• Dataset rows:
※ ※ ※

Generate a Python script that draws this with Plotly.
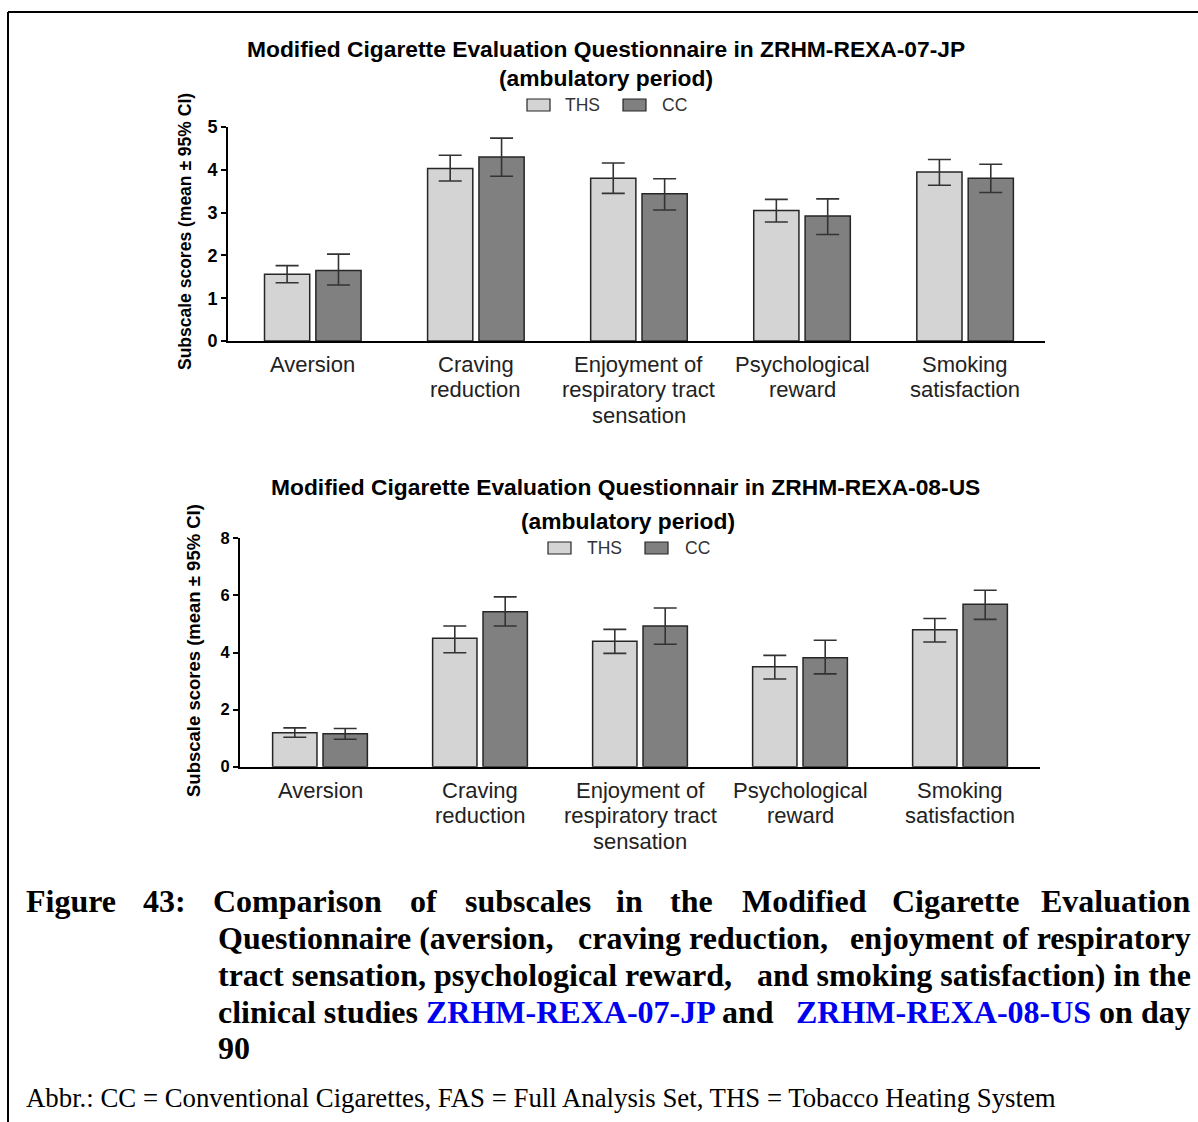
import plotly.graph_objects as go

categories = ["Aversion", "Craving<br>reduction", "Enjoyment of<br>respiratory tract<br>sensation",
              "Psychological<br>reward", "Smoking<br>satisfaction"]
series_names = ["THS", "CC"]

# Study ZRHM-REXA-07-JP
jp_ths_mean = [1.56, 4.03, 3.80, 3.05, 3.95]
jp_ths_upper = [1.76, 4.34, 4.16, 3.31, 4.24]
jp_ths_lower = [1.36, 3.74, 3.45, 2.78, 3.64]
jp_cc_mean = [1.65, 4.30, 3.44, 2.92, 3.80]
jp_cc_upper = [2.03, 4.74, 3.79, 3.32, 4.13]
jp_cc_lower = [1.31, 3.85, 3.06, 2.49, 3.47]

# Study ZRHM-REXA-08-US
us_ths_mean = [1.19, 4.50, 4.39, 3.50, 4.80]
us_ths_upper = [1.36, 4.93, 4.81, 3.90, 5.19]
us_ths_lower = [1.03, 3.99, 3.97, 3.07, 4.37]
us_cc_mean = [1.15, 5.43, 4.93, 3.82, 5.69]
us_cc_upper = [1.34, 5.95, 5.56, 4.43, 6.18]
us_cc_lower = [0.96, 4.93, 4.29, 3.25, 5.16]

jp_yticks = [0, 1, 2, 3, 4, 5]
us_yticks = [0, 2, 4, 6, 8]

W, H = 1198, 1122
BAR_COLORS = {"THS": "#d4d4d4", "CC": "#808080"}
SANS = "Liberation Sans, Arial, sans-serif"
NARROW = "Liberation Sans Narrow, Arial Narrow, Liberation Sans, Arial, sans-serif"
SERIF = "Liberation Serif, Times New Roman, serif"


def px_x(x):
    return x / W


def px_y(y):
    return 1 - y / H


fig = go.Figure()


def add_bars(name, mean, upper, lower, xa, ya):
    fig.add_trace(go.Bar(
        x=categories, y=mean, name=name, showlegend=False,
        marker=dict(color=BAR_COLORS[name], line=dict(color="#262626", width=1.5)),
        error_y=dict(type="data", symmetric=False,
                     array=[u - m for u, m in zip(upper, mean)],
                     arrayminus=[m - l for m, l in zip(mean, lower)],
                     color="#333333", thickness=1.6, width=11.5),
        xaxis=xa, yaxis=ya,
    ))


add_bars("THS", jp_ths_mean, jp_ths_upper, jp_ths_lower, "x", "y")
add_bars("CC", jp_cc_mean, jp_cc_upper, jp_cc_lower, "x", "y")
add_bars("THS", us_ths_mean, us_ths_upper, us_ths_lower, "x2", "y2")
add_bars("CC", us_cc_mean, us_cc_upper, us_cc_lower, "x2", "y2")

xcommon = dict(showline=True, linecolor="black", linewidth=2, ticks="", showgrid=False,
               zeroline=False, showticklabels=False, type="category")
ycommon = dict(showline=True, linecolor="black", linewidth=2, ticks="outside", ticklen=5,
               tickwidth=1.5, tickcolor="black", showgrid=False, zeroline=False)

fig.update_layout(
    width=W, height=H,
    margin=dict(l=0, r=0, t=0, b=0, pad=0, autoexpand=False),
    paper_bgcolor="white", plot_bgcolor="white",
    barmode="group", bargap=0.37, bargroupgap=0.12,
    showlegend=False,
    xaxis=dict(domain=[px_x(228), px_x(1045)], range=[-0.52, 4.49], anchor="y", **xcommon),
    yaxis=dict(domain=[px_y(341), px_y(127)], range=[0, 5], tickvals=jp_yticks, anchor="x",
               tickfont=dict(family=NARROW, size=18, color="black", weight="bold"), **ycommon),
    xaxis2=dict(domain=[px_x(240), px_x(1040)], range=[-0.5, 4.5], anchor="y2", **xcommon),
    yaxis2=dict(domain=[px_y(766.7), px_y(538.3)], range=[0, 8], tickvals=us_yticks, anchor="x2",
                tickfont=dict(family=SANS, size=16.5, color="black", weight="bold"), **ycommon),
)

ann = []


def text(x, y, t, size, family, weight="normal", color="black", xanchor="center", angle=0,
         xref="paper"):
    ann.append(dict(x=px_x(x) if xref == "paper" else x, y=px_y(y), xref=xref, yref="paper",
                    text=t, showarrow=False, xanchor=xanchor, yanchor="middle", textangle=angle,
                    font=dict(family=family, size=size, color=color, weight=weight)))


# category labels under each axis (one annotation per line, positioned by the category scale)
for xref, y0 in (("x", 364), ("x2", 790)):
    for cat in categories:
        for i, part in enumerate(cat.split("<br>")):
            text(cat, y0 + i * 25.5, part, 22, SANS, color="#222222", xref=xref)

# chart titles
text(606, 49, "Modified Cigarette Evaluation Questionnaire in ZRHM-REXA-07-JP", 22.8, SANS, "bold")
text(606, 78, "(ambulatory period)", 22.8, SANS, "bold")
text(625, 487, "Modified Cigarette Evaluation Questionnair in ZRHM-REXA-08-US", 22.8, SANS, "bold")
text(628, 521, "(ambulatory period)", 22.8, SANS, "bold")

# legends
shapes = []
for (ly, items) in ((105, ((527, 563, "THS"), (623, 660, "CC"))),
                    (548, ((548, 585, "THS"), (645, 683, "CC")))):
    for bx, tx, name in items:
        shapes.append(dict(type="rect", xref="paper", yref="paper",
                           x0=px_x(bx), x1=px_x(bx + 23), y0=px_y(ly + 6), y1=px_y(ly - 6),
                           fillcolor=BAR_COLORS[name], line=dict(color="#262626", width=1.2)))
        text(tx, ly, name, 17.5, SANS, color="#333333", xanchor="left")

# y-axis titles
text(185, 232, "Subscale scores (mean ± 95% CI)", 17.5, SANS, "bold", angle=-90)
text(193, 651, "Subscale scores (mean ± 95% CI)", 18.5, SANS, "bold", angle=-90)

# caption
BLUE = "#0000ee"
cap = 32
line1 = [("Figure", 24), ("43:", 141), ("Comparison", 211), ("of", 408), ("subscales", 463),
         ("in", 614), ("the", 668), ("Modified", 740), ("Cigarette", 890)]
for w, x0 in line1:
    text(x0, 901, w, cap, SERIF, "bold", xanchor="left")
text(1193, 901, "Evaluation", cap, SERIF, "bold", xanchor="right")

text(216, 938, "Questionnaire (aversion,", cap, SERIF, "bold", xanchor="left")
text(703, 938, "craving reduction,", cap, SERIF, "bold")
text(1193, 938, "enjoyment of respiratory", cap, SERIF, "bold", xanchor="right")
text(216, 975, "tract sensation, psychological reward,", cap, SERIF, "bold", xanchor="left")
text(1193, 975, "and smoking satisfaction) in the", cap, SERIF, "bold", xanchor="right")
text(216, 1012, f"clinical studies <span style='color:{BLUE}'>ZRHM-REXA-07-JP</span> and", cap, SERIF,
     "bold", xanchor="left")
text(1193, 1012, f"<span style='color:{BLUE}'>ZRHM-REXA-08-US</span> on day", cap, SERIF, "bold",
     xanchor="right")
text(216, 1048, "90", cap, SERIF, "bold", xanchor="left")

text(24, 1098, "Abbr.: CC = Conventional Cigarettes, FAS = Full Analysis Set, THS = Tobacco Heating System",
     26.8, SERIF, xanchor="left")

# frame lines of the figure page
shapes.append(dict(type="line", xref="paper", yref="paper", x0=px_x(8), x1=1, y0=px_y(12), y1=px_y(12),
                   line=dict(color="black", width=2)))
shapes.append(dict(type="line", xref="paper", yref="paper", x0=px_x(8), x1=px_x(8), y0=px_y(12), y1=0,
                   line=dict(color="black", width=2)))

fig.update_layout(annotations=ann, shapes=shapes)

fig.write_html("out.html", config={"displayModeBar": False},
               post_script="document.body.style.margin='0';document.body.style.overflow='hidden';")
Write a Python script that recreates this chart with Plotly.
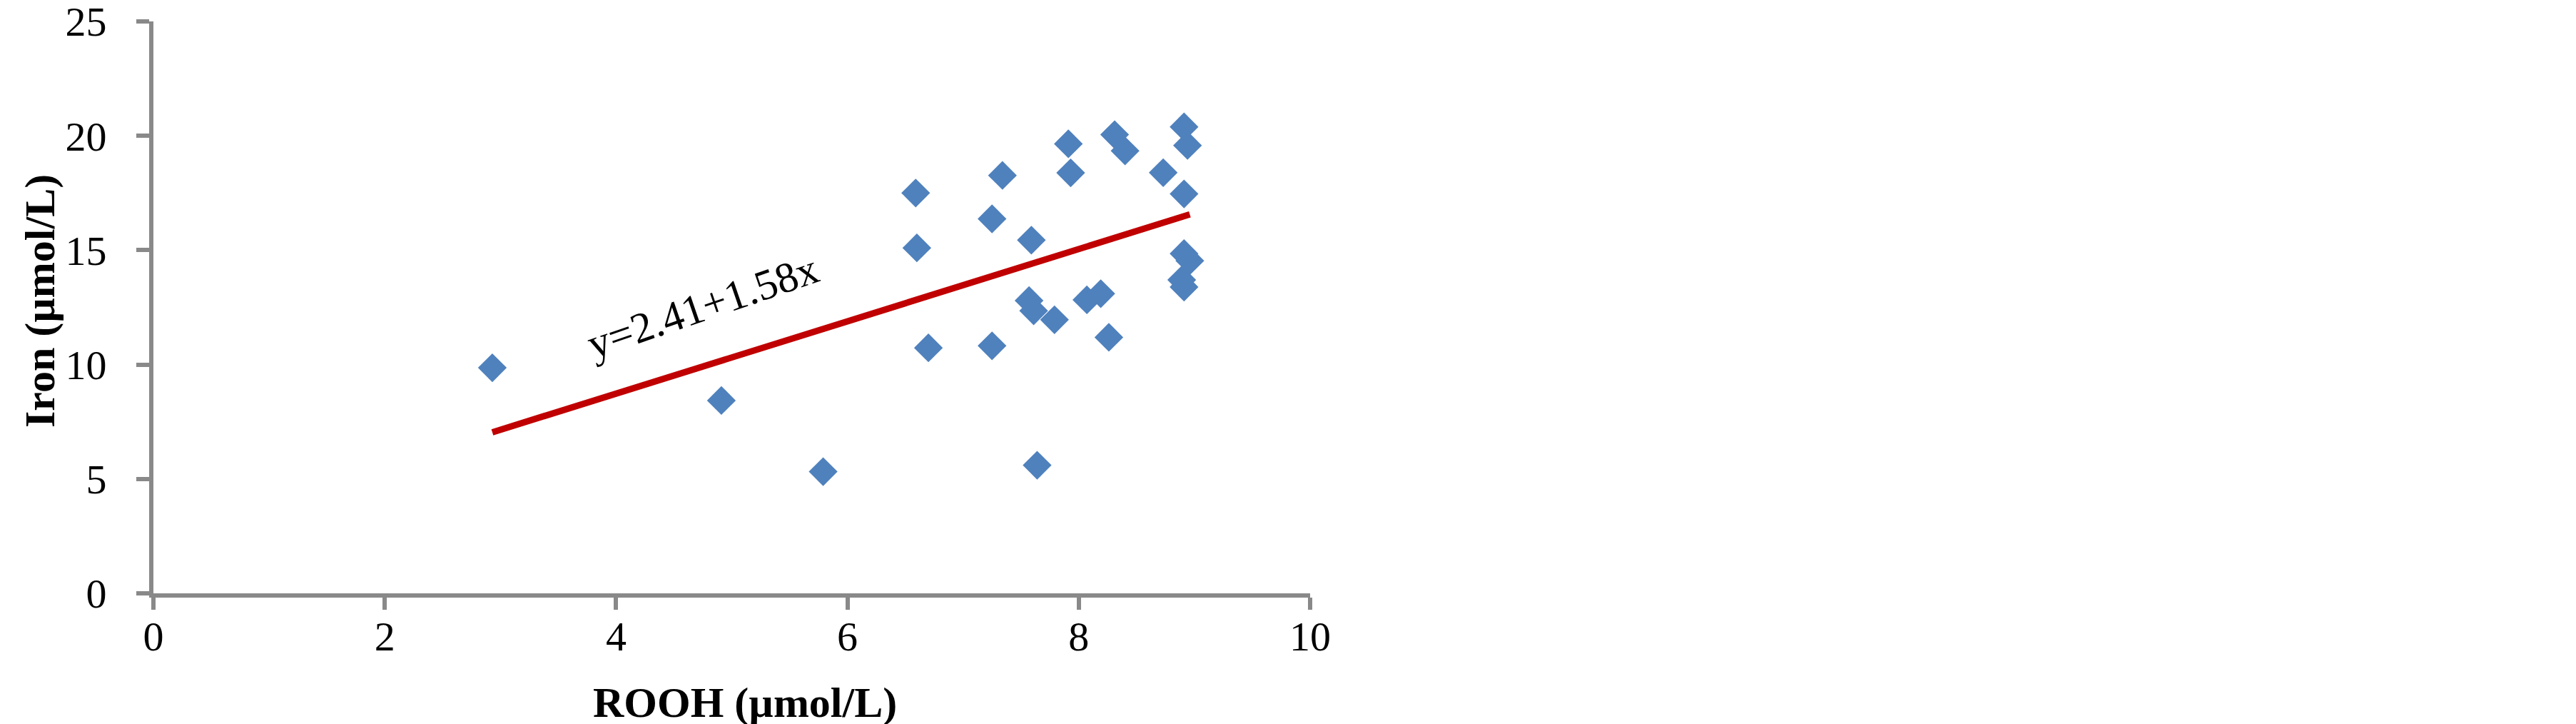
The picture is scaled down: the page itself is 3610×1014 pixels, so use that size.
import plotly.graph_objects as go

# Data
rooh = [2.93, 4.91, 5.79, 6.59, 6.60, 6.70, 7.25, 7.25, 7.34, 7.57, 7.59, 7.61, 7.64,
        7.79, 7.91, 7.93, 8.07, 8.19, 8.26, 8.31, 8.40, 8.73, 8.89, 8.91, 8.91, 8.91,
        8.91, 8.94, 8.96]
iron = [9.86, 8.43, 5.32, 17.50, 15.10, 10.73, 16.37, 10.82, 18.27, 12.80, 15.44, 12.35, 5.60,
        11.96, 19.65, 18.38, 12.83, 13.10, 11.19, 20.05, 19.34, 18.39, 13.70, 20.39, 17.46, 14.85,
        13.39, 19.58, 14.54]

intercept = 2.41
slope = 1.58
eq_label = "y=2.41+1.58x"

x_ticks = [0, 2, 4, 6, 8, 10]
y_ticks = [0, 5, 10, 15, 20, 25]
x_title = "ROOH (µmol/L)"
y_title = "Iron (µmol/L)"

fit_x = [min(rooh), max(rooh)]
fit_y = [intercept + slope * v for v in fit_x]

FONT = "Liberation Serif"
AXIS_COLOR = "#898989"

fig = go.Figure()
fig.add_trace(go.Scatter(
    x=rooh, y=iron, mode="markers",
    marker=dict(symbol="diamond", size=31, color="#4F81BD", line=dict(width=0)),
    showlegend=False, hoverinfo="x+y",
))
fig.add_trace(go.Scatter(
    x=fit_x, y=fit_y, mode="lines",
    line=dict(color="#C00000", width=9),
    showlegend=False,
))

W, H = 3610, 1014
L, R, T, B = 207, 1782, 22, 191

def px_to_paper_x(px):
    return (px - L) / (W - L - R)

def px_to_paper_y(py):
    return (H - B - py) / (H - T - B)

fig.add_annotation(
    x=4.75, y=12.56, xref="x", yref="y", text=eq_label, showarrow=False,
    textangle=-19, font=dict(family=FONT, size=60, color="black"),
    xanchor="center", yanchor="middle",
)
fig.add_annotation(
    x=px_to_paper_x(1036), y=px_to_paper_y(976), xref="paper", yref="paper",
    text="<b>" + x_title + "</b>", showarrow=False,
    font=dict(family=FONT, size=60, color="black"),
    xanchor="center", yanchor="middle",
)
fig.add_annotation(
    x=px_to_paper_x(48), y=px_to_paper_y(414), xref="paper", yref="paper",
    text="<b>" + y_title + "</b>", showarrow=False, textangle=-90,
    font=dict(family=FONT, size=60, color="black"),
    xanchor="center", yanchor="middle",
)

fig.update_layout(
    width=W, height=H,
    margin=dict(l=L, r=R, t=T, b=B, pad=0, autoexpand=False),
    paper_bgcolor="white", plot_bgcolor="white",
    font=dict(family=FONT, color="black"),
)
fig.update_xaxes(
    range=[0, 10], tickvals=x_ticks, ticktext=[str(v) for v in x_ticks],
    showgrid=False, zeroline=False, showline=True, linecolor=AXIS_COLOR, linewidth=6,
    ticks="outside", ticklen=17, tickwidth=6, tickcolor=AXIS_COLOR,
    tickfont=dict(family=FONT, size=58, color="black"), ticklabelstandoff=-13,
    ticklabeloverflow="allow", automargin=False,
)
fig.update_yaxes(
    range=[0, 25], tickvals=y_ticks, ticktext=[str(v) for v in y_ticks],
    showgrid=False, zeroline=False, showline=True, linecolor=AXIS_COLOR, linewidth=6,
    ticks="outside", ticklen=18, tickwidth=6, tickcolor=AXIS_COLOR,
    tickfont=dict(family=FONT, size=58, color="black"), ticklabelstandoff=30,
    ticklabeloverflow="allow", automargin=False,
)

fig.write_html("out.html")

※ ※ ※

• Stated task:
Your task is to reproduce the entries above word for word, from the first line through the line with "jp_cc_lower = [1.31, 3.85, 3.06, 2.49, 3.47]", and please leave out any pictures.

• The result:
Generate a Python script that draws this with Plotly.
import plotly.graph_objects as go

categories = ["Aversion", "Craving<br>reduction", "Enjoyment of<br>respiratory tract<br>sensation",
              "Psychological<br>reward", "Smoking<br>satisfaction"]
series_names = ["THS", "CC"]

# Study ZRHM-REXA-07-JP
jp_ths_mean = [1.56, 4.03, 3.80, 3.05, 3.95]
jp_ths_upper = [1.76, 4.34, 4.16, 3.31, 4.24]
jp_ths_lower = [1.36, 3.74, 3.45, 2.78, 3.64]
jp_cc_mean = [1.65, 4.30, 3.44, 2.92, 3.80]
jp_cc_upper = [2.03, 4.74, 3.79, 3.32, 4.13]
jp_cc_lower = [1.31, 3.85, 3.06, 2.49, 3.47]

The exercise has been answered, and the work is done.